● **Objective**: Repeat word for word the lines from the top of the records through the line containing "termonorte = [0] * 44 + [88] * 25", and skip the pictures.

---

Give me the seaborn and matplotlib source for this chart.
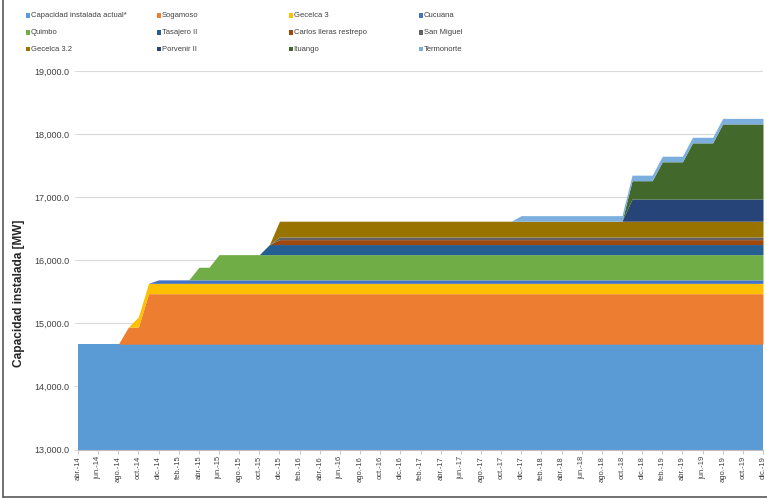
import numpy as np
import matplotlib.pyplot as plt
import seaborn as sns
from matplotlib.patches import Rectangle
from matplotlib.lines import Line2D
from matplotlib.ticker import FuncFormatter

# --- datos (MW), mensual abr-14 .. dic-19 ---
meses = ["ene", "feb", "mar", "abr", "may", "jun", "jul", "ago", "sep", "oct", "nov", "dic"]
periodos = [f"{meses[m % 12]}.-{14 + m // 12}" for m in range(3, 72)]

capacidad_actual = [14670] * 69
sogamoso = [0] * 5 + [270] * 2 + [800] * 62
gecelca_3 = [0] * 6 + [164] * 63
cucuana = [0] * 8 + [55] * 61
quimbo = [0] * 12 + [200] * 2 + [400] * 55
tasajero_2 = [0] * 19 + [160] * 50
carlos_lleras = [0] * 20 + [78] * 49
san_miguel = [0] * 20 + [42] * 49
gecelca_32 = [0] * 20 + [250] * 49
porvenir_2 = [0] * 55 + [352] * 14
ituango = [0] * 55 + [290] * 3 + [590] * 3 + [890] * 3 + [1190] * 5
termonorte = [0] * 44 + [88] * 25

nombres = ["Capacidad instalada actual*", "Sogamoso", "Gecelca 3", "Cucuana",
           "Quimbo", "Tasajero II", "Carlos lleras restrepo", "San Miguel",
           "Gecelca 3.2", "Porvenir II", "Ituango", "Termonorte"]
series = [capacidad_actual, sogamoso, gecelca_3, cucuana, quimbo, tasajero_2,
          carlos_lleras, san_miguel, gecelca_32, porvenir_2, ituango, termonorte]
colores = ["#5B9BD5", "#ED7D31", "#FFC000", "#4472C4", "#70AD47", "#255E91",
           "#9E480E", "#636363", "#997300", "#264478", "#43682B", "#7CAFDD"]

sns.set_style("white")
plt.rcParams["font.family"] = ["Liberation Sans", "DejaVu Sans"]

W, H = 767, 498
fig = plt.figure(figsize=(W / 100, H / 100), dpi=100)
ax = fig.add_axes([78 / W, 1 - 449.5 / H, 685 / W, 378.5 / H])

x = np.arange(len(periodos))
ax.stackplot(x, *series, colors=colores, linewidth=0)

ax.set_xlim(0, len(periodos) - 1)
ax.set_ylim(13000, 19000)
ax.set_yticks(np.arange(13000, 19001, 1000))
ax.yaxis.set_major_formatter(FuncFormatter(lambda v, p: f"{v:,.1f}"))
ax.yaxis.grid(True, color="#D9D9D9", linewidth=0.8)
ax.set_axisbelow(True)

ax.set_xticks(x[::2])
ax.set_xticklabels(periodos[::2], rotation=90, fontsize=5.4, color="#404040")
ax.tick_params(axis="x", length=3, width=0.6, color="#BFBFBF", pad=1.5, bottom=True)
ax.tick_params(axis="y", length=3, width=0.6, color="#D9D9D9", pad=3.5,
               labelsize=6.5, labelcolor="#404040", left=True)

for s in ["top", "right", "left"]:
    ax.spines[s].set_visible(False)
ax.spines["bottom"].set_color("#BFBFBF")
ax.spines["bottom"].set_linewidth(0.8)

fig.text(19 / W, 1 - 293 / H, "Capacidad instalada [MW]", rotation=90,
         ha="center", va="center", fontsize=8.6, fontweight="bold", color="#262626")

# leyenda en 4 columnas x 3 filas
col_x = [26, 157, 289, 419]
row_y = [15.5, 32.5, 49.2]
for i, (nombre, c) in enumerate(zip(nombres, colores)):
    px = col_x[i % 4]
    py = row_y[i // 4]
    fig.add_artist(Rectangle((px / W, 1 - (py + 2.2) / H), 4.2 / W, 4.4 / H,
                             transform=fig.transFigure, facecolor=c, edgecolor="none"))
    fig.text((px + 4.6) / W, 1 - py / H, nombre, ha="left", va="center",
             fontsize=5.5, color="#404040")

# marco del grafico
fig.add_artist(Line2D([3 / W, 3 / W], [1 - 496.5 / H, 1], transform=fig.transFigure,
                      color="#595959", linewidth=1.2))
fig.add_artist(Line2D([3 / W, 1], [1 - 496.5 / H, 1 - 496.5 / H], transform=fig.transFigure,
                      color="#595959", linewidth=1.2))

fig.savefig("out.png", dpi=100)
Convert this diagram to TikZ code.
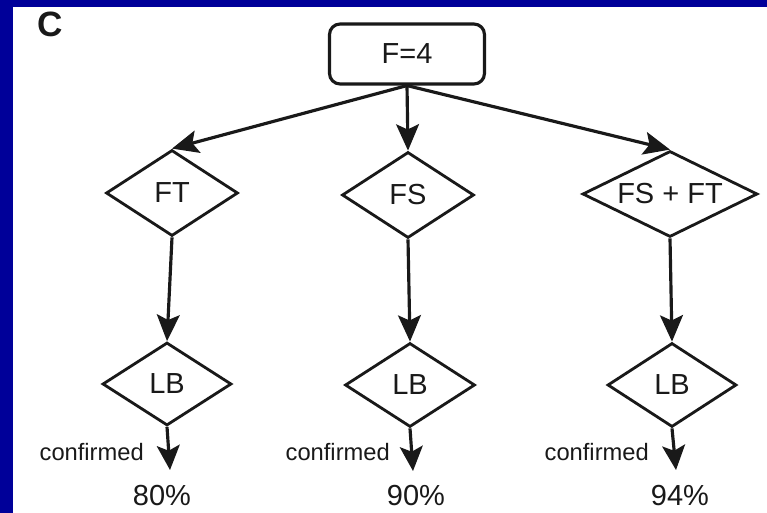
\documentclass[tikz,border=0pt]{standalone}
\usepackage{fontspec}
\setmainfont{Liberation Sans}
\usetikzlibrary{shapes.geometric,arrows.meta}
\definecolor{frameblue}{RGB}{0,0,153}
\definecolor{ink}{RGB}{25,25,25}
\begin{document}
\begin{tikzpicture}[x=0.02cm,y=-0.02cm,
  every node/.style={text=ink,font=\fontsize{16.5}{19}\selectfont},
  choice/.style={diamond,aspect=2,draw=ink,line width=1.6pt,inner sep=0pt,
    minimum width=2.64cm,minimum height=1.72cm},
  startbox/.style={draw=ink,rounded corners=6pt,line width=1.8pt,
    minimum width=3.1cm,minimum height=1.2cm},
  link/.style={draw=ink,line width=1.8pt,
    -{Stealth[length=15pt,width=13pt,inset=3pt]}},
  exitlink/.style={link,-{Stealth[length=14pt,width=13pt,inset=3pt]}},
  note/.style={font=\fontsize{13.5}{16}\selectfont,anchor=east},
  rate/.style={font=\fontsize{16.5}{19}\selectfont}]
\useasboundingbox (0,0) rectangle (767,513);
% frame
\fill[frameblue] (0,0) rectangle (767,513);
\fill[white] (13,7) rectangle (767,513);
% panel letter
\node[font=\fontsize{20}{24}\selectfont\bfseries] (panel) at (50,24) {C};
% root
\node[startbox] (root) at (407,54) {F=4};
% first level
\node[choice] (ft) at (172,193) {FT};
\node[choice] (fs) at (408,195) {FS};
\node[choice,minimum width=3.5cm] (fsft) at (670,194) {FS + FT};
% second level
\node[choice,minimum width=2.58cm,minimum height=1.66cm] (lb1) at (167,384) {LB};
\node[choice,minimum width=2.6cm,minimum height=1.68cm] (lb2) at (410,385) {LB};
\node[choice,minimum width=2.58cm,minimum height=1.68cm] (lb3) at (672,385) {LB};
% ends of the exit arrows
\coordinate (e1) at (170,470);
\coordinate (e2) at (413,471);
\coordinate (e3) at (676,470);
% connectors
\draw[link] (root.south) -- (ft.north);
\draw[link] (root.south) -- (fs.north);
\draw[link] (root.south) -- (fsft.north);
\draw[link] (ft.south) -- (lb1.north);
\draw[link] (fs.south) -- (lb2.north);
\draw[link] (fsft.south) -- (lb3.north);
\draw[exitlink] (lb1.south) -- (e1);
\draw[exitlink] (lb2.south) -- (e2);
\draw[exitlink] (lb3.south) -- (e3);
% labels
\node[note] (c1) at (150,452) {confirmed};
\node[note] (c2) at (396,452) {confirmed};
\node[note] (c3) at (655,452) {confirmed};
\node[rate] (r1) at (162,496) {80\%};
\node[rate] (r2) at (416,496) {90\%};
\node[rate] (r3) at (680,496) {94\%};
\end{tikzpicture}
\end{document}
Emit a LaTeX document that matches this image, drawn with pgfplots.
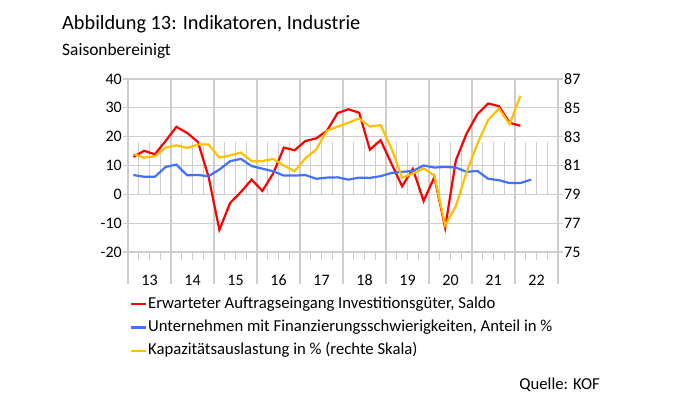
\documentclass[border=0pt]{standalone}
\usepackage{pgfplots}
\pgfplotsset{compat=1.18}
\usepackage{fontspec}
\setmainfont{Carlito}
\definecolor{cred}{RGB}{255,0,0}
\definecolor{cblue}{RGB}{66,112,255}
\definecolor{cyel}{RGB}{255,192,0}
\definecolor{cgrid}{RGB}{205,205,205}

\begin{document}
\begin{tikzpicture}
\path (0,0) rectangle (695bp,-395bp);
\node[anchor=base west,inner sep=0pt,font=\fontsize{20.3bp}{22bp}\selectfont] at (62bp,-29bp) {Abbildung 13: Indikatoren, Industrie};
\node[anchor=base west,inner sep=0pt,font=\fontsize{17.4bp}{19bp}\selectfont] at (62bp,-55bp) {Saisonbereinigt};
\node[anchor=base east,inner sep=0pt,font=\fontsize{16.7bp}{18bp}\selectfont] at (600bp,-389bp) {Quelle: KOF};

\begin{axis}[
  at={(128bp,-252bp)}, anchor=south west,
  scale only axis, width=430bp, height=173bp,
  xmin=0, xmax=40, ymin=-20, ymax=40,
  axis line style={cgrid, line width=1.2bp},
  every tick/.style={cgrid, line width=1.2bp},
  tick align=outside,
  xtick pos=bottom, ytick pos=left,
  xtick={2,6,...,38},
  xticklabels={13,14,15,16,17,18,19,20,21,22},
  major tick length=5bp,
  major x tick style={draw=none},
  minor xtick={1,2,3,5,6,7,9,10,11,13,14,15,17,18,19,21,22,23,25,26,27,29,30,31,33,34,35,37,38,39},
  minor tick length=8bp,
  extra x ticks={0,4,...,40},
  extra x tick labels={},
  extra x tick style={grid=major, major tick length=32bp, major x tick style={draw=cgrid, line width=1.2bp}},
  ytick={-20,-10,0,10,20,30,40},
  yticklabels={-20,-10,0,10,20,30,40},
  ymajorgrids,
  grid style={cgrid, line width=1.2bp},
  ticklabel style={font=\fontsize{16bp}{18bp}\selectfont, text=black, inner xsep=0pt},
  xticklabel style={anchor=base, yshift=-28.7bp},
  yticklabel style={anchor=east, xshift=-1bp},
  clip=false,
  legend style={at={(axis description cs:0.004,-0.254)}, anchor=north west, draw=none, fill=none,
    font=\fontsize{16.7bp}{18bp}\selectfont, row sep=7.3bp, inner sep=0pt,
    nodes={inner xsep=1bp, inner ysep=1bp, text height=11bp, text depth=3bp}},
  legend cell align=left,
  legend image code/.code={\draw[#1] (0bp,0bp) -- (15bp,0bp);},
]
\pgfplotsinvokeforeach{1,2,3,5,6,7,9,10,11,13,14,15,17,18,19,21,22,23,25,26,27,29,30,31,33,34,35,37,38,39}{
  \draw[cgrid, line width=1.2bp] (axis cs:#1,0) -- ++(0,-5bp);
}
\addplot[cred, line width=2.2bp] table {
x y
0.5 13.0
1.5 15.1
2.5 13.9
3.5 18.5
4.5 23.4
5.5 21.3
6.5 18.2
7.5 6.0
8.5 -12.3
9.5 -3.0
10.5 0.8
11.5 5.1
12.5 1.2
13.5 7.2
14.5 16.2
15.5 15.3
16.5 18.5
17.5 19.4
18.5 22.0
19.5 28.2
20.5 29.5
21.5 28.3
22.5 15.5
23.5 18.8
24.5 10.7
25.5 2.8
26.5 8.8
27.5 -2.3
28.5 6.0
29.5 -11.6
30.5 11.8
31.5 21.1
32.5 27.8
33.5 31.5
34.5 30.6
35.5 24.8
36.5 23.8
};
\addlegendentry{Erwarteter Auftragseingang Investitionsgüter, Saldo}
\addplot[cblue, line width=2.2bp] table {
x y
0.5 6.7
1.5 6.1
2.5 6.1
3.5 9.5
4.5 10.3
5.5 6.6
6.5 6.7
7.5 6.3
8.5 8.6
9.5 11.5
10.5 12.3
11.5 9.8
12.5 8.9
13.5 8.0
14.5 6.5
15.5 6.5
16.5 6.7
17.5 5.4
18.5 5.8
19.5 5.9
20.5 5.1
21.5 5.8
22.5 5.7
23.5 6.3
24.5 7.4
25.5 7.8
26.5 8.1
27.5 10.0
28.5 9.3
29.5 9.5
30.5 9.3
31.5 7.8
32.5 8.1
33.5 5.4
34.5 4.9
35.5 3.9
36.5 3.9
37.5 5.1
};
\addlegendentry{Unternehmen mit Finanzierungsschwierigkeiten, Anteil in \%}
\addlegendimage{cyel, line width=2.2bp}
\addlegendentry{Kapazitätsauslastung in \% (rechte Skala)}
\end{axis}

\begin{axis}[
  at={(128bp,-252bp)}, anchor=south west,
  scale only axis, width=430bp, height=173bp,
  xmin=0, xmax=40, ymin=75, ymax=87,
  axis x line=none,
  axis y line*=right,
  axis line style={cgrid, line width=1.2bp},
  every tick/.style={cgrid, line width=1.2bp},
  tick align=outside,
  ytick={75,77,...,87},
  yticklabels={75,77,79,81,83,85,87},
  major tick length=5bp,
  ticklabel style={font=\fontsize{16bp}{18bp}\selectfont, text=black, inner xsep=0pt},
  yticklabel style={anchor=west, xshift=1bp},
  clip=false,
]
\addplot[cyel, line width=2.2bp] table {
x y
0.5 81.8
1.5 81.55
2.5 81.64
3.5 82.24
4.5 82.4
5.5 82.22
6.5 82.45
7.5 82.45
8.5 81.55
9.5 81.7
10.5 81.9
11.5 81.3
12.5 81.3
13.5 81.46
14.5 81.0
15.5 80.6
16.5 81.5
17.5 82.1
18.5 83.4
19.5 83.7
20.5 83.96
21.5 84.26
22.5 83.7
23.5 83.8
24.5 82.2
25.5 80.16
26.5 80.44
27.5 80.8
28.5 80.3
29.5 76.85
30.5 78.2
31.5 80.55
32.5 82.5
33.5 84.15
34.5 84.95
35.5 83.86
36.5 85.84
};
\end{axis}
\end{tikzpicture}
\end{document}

---

● **Task response**:
Give me the seaborn and matplotlib source for this chart.
import numpy as np
import matplotlib.pyplot as plt
import seaborn as sns
from matplotlib.patches import Rectangle
from matplotlib.lines import Line2D
from matplotlib.ticker import FuncFormatter

# --- datos (MW), mensual abr-14 .. dic-19 ---
meses = ["ene", "feb", "mar", "abr", "may", "jun", "jul", "ago", "sep", "oct", "nov", "dic"]
periodos = [f"{meses[m % 12]}.-{14 + m // 12}" for m in range(3, 72)]

capacidad_actual = [14670] * 69
sogamoso = [0] * 5 + [270] * 2 + [800] * 62
gecelca_3 = [0] * 6 + [164] * 63
cucuana = [0] * 8 + [55] * 61
quimbo = [0] * 12 + [200] * 2 + [400] * 55
tasajero_2 = [0] * 19 + [160] * 50
carlos_lleras = [0] * 20 + [78] * 49
san_miguel = [0] * 20 + [42] * 49
gecelca_32 = [0] * 20 + [250] * 49
porvenir_2 = [0] * 55 + [352] * 14
ituango = [0] * 55 + [290] * 3 + [590] * 3 + [890] * 3 + [1190] * 5
termonorte = [0] * 44 + [88] * 25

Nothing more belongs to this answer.